Q2 * What is a feature store and why is it important?
Level: Intermediate
Expected answer
A feature store is a centralized system for managing ML features:
  • Stores feature definitions, values, and metadata.
  • Serves features consistently for training and online inference.
  • Helps prevent training/serving skew and duplicate feature logic.
Follow‑up questions
  • How does a feature store integrate with batch and streaming data?
  • What problems arise without a feature store?
  • Have you used any feature store tools (Feast, Tecton, etc.)?
Evaluation rubric
Strong
Explains consistency, reuse, and skew prevention with concrete examples of usage.
OK
Knows it "stores features" but not why it matters for production ML.
Weak
No clear understanding of feature management challenges.
Q3 * Explain data drift vs model drift. How do you detect them?
Level: Intermediate
Expected answer
  • Data drift: input distribution changes over time (e.g., new user behavior).
  • Model drift: model performance degrades, even if inputs look similar.
  • Detection: monitor feature distributions, PSI, performance metrics, and business KPIs.
Retraining, recalibration, or model replacement may be needed depending on the cause.
Follow‑up questions
  • How would you set thresholds for drift alerts?
  • What's your strategy for safe retraining?
  • How do you handle concept drift in streaming systems?
Evaluation rubric
Strong
Distinguishes data vs model drift clearly and proposes concrete monitoring strategies.
OK
Knows drift exists but not how to detect or respond systematically.
Weak
No clear concept of drift or its impact on production systems.
Q4 * How would you design CI/CD for ML models?
Level: Advanced
Expected answer
CI/CD for ML extends software CI/CD with ML‑specific steps:
  • CI: unit tests, data validation, training pipeline tests, reproducibility checks.
  • CD: automated deployment to staging, canary or shadow deployments, rollback strategies.
  • Model registry, versioning, and approval workflows for promotion to production.
Follow‑up questions
  • What tests are unique to ML compared to standard software?

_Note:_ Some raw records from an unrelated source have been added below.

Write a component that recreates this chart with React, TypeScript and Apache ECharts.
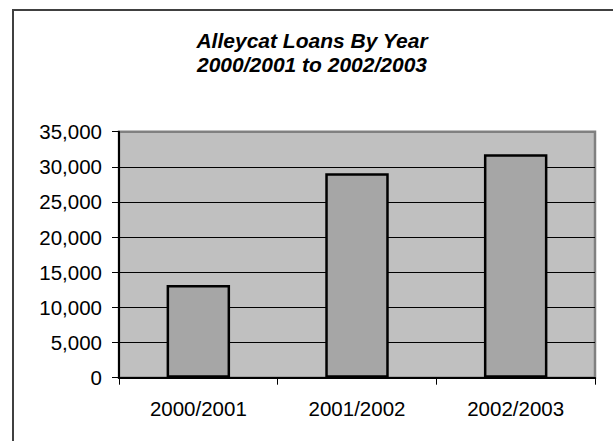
import React, { useEffect, useRef } from "react";
import * as echarts from "echarts";

const categories = ["2000/2001", "2001/2002", "2002/2003"];
const loans = [13200, 29100, 31800];
const yTicks = { min: 0, max: 35000, interval: 5000 };
const titleLines = ["Alleycat Loans By Year", "2000/2001 to 2002/2003"];

const FONT = '"Liberation Sans", Arial, sans-serif';

export default function App() {
  const ref = useRef<HTMLDivElement>(null);
  useEffect(() => {
    if (!ref.current) return;
    const chart = echarts.init(ref.current, null, { renderer: "svg" });
    chart.setOption({
      animation: false,
      backgroundColor: "#ffffff",
      graphic: [
        {
          type: "rect",
          shape: { x: 13, y: 10, width: 700, height: 500 },
          style: { fill: "none", stroke: "#404040", lineWidth: 2 },
          silent: true,
          z: -1,
        },
        {
          type: "text",
          x: 312,
          y: 28,
          style: {
            text: titleLines.join("\n"),
            font: `italic bold 21px ${FONT}`,
            fill: "#000",
            align: "center",
            verticalAlign: "top",
            lineHeight: 24,
          },
        },
      ],
      grid: {
        left: 119,
        right: 18,
        top: 131.7,
        bottom: 63.3,
        show: true,
        backgroundColor: "#c0c0c0",
        borderColor: "#808080",
        borderWidth: 2.5,
        containLabel: false,
      },
      xAxis: {
        type: "category",
        data: categories,
        boundaryGap: true,
        axisLine: { show: true, lineStyle: { color: "#000", width: 2 } },
        axisTick: { show: true, length: 7, lineStyle: { color: "#000", width: 1 } },
        axisLabel: {
          color: "#000",
          fontFamily: FONT,
          fontSize: 20.5,
          margin: 20,
        },
        splitLine: { show: false },
      },
      yAxis: {
        type: "value",
        min: yTicks.min,
        max: yTicks.max,
        interval: yTicks.interval,
        axisLine: { show: true, lineStyle: { color: "#000", width: 2 } },
        axisTick: { show: true, length: 7, lineStyle: { color: "#000", width: 1 } },
        axisLabel: {
          color: "#000",
          fontFamily: FONT,
          fontSize: 20.5,
          margin: 17,
          formatter: (v: number) => v.toLocaleString("en-US"),
        },
        splitLine: {
          show: true,
          showMinLine: false,
          showMaxLine: false,
          lineStyle: { color: "#000", width: 1 },
        },
      },
      series: [
        {
          type: "bar",
          data: loans,
          barWidth: "40%",
          itemStyle: {
            color: "#a6a6a6",
            borderColor: "#000",
            borderWidth: 2.5,
          },
        },
      ],
    });
    return () => chart.dispose();
  }, []);
  return (
    <div
      ref={ref}
      style={{ position: "fixed", left: 0, top: 0, width: 613, height: 441 }}
    />
  );
}
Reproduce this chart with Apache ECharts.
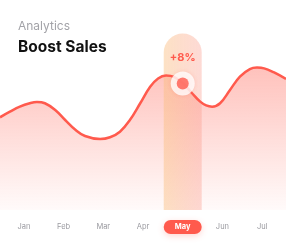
<!DOCTYPE html>
<html>
<head>
<meta charset="utf-8">
<script src="https://cdn.jsdelivr.net/npm/echarts@6/dist/echarts.min.js"></script>
<style>
html,body{margin:0;padding:0;background:#fff;}
#c{width:286px;height:248px;}
</style>
</head>
<body>
<div id="c"></div>
<script>
// Data
var months = ['Jan', 'Feb', 'Mar', 'Apr', 'May', 'Jun', 'Jul'];
var highlightIndex = 4;
var highlightLabel = '+8%';
// curve positions in month units (Jan = 0)
var curveX = [-0.6, -0.35, -0.1, 0.15, 0.33, 0.53, 0.79, 1.04, 1.29, 1.54, 1.92, 2.17, 2.42, 2.67, 2.93, 3.18, 3.38, 3.58, 3.78, 4.01, 4.23, 4.44, 4.59, 4.74, 4.94, 5.19, 5.44, 5.69, 5.87, 6.05, 6.3, 6.6];
var curveY = [51.5, 54.6, 57.4, 59.3, 60.0, 59.3, 55.6, 50.0, 44.7, 41.1, 39.4, 40.4, 43.5, 50.0, 59.3, 68.5, 73.1, 74.7, 73.9, 70.3, 65.0, 60.2, 58.1, 57.4, 59.3, 66.7, 74.1, 78.3, 79.1, 78.7, 76.4, 72.8];
var markerValue = 70.3;
var columnValue = 98;

var curve = curveX.map(function (x, i) { return [x, curveY[i]]; });

var chart = echarts.init(document.getElementById('c'), null, {renderer: 'canvas'});
var red = '#ff5a4d';
chart.setOption({
  animation: false,
  title: [
    {text: 'Analytics', left: 18, top: 20, padding: 0, textStyle: {fontFamily: 'Inter', fontSize: 12, fontWeight: 'normal', color: '#a3a3a8'}},
    {text: 'Boost Sales', left: 18, top: 39, padding: 0, textStyle: {fontFamily: 'Inter', fontSize: 15.5, fontWeight: 'bold', color: '#111'}}
  ],
  grid: [
    {left: 0, right: 0, top: 30, bottom: 38},
    {left: 4, right: 4, top: 30, bottom: 38}
  ],
  xAxis: [
    {type: 'value', gridIndex: 0, min: -0.6, max: 6.6, show: false},
    {type: 'category', gridIndex: 1, data: months, boundaryGap: true,
      axisLine: {show: false}, axisTick: {show: false}, splitLine: {show: false},
      axisLabel: {
        margin: 10, fontFamily: 'Inter', fontSize: 7.5, color: '#9a9aa0', lineHeight: 14,
        formatter: function (v, i) { return i === highlightIndex ? '{hl|' + v + '}' : v; },
        rich: {hl: {backgroundColor: red, color: '#fff', fontWeight: 'bold', fontSize: 7.5, fontFamily: 'Inter',
          width: 38, height: 14, lineHeight: 14, align: 'center', borderRadius: 7,
          shadowColor: 'rgba(255,90,77,0.25)', shadowBlur: 6, shadowOffsetY: 2}}
      }}
  ],
  yAxis: [
    {type: 'value', gridIndex: 0, min: 0, max: 100, show: false},
    {type: 'value', gridIndex: 1, min: 0, max: 100, show: false}
  ],
  series: [
    {type: 'line', xAxisIndex: 0, yAxisIndex: 0, data: curve, smooth: 0.4, symbol: 'none', z: 1,
      lineStyle: {width: 0},
      areaStyle: {color: new echarts.graphic.LinearGradient(0, 0, 0, 1, [
        {offset: 0, color: 'rgba(255,95,80,0.55)'},
        {offset: 1, color: 'rgba(255,95,80,0.04)'}
      ])}},
    {type: 'bar', xAxisIndex: 1, yAxisIndex: 1, z: 2, barWidth: 38,
      data: months.map(function (m, i) { return i === highlightIndex ? columnValue : '-'; }),
      itemStyle: {borderRadius: [19, 19, 0, 0], color: new echarts.graphic.LinearGradient(0, 0, 1, 0, [
        {offset: 0, color: 'rgba(250,190,125,0.45)'},
        {offset: 1, color: 'rgba(251,150,135,0.35)'}
      ])},
      label: {show: true, position: 'insideTop', distance: 19, formatter: highlightLabel,
        fontFamily: 'Inter', fontSize: 11, fontWeight: 'bold', color: red}},
    {type: 'line', xAxisIndex: 0, yAxisIndex: 0, data: curve, smooth: 0.4, symbol: 'none', z: 3,
      lineStyle: {width: 2.5, color: red}},
    {type: 'scatter', xAxisIndex: 0, yAxisIndex: 0, z: 4, data: [[highlightIndex, markerValue]],
      symbolSize: 24, itemStyle: {color: '#fff', shadowColor: 'rgba(255,90,77,0.25)', shadowBlur: 4}},
    {type: 'scatter', xAxisIndex: 0, yAxisIndex: 0, z: 5, data: [[highlightIndex, markerValue]],
      symbolSize: 12, itemStyle: {color: red}}
  ]
});
</script>
</body>
</html>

  • How do you handle model rollbacks?
  • How would you integrate data quality checks into the pipeline?
Evaluation rubric
Strong
Describes a full pipeline with tests, staging, canary/shadow, registry, and monitoring hooks.
OK
Talks about "deploying models with CI/CD" but lacks ML‑specific steps or safeguards.
Weak
No understanding of how CI/CD changes for ML workloads.
ML Coding Tasks (Python)
Hands‑on ML and DL exercises * intermediate -> advanced
6+ tasks
Q1 * Implement logistic regression from scratch.
Level: Intermediate
Expected answer
Candidate should outline:
  • Sigmoid function for probabilities.
  • Binary cross‑entropy loss.
  • Gradient descent or mini‑batch gradient descent updates.
  • Convergence criteria and evaluation on a validation set.
Exact syntax is less important than a correct mathematical and implementation flow.
Follow‑up questions
  • How would you add L2 regularization?
  • How do you handle numerical stability in the sigmoid?
  • How would you extend this to multi‑class classification?
Evaluation rubric
Strong
Correct loss, gradients, and update loop; mentions regularization and stability concerns.
OK
Understands high‑level idea but struggles with gradient derivation or implementation details.
Weak
Cannot outline a working training loop or loss function.
Q2 * Write a function to compute F1 score given y_true and y_pred.
Level: Intermediate
Expected answer
Candidate should:
  • Compute TP, FP, FN from predictions and labels.
  • Compute precision = TP / (TP + FP), recall = TP / (TP + FN).
  • Compute F1 = 2 * precision * recall / (precision + recall).
  • Handle edge cases (division by zero).
Follow‑up questions
  • How would you extend this to multi‑class (macro vs micro F1)?
  • When is F1 more useful than accuracy?
  • How would you choose a threshold to maximize F1?
Evaluation rubric
Strong
Correct implementation and understanding of precision/recall trade‑offs and edge cases.
OK
Knows formula but may miss edge cases or multi‑class extensions.
Weak
Confuses F1 with accuracy or other metrics.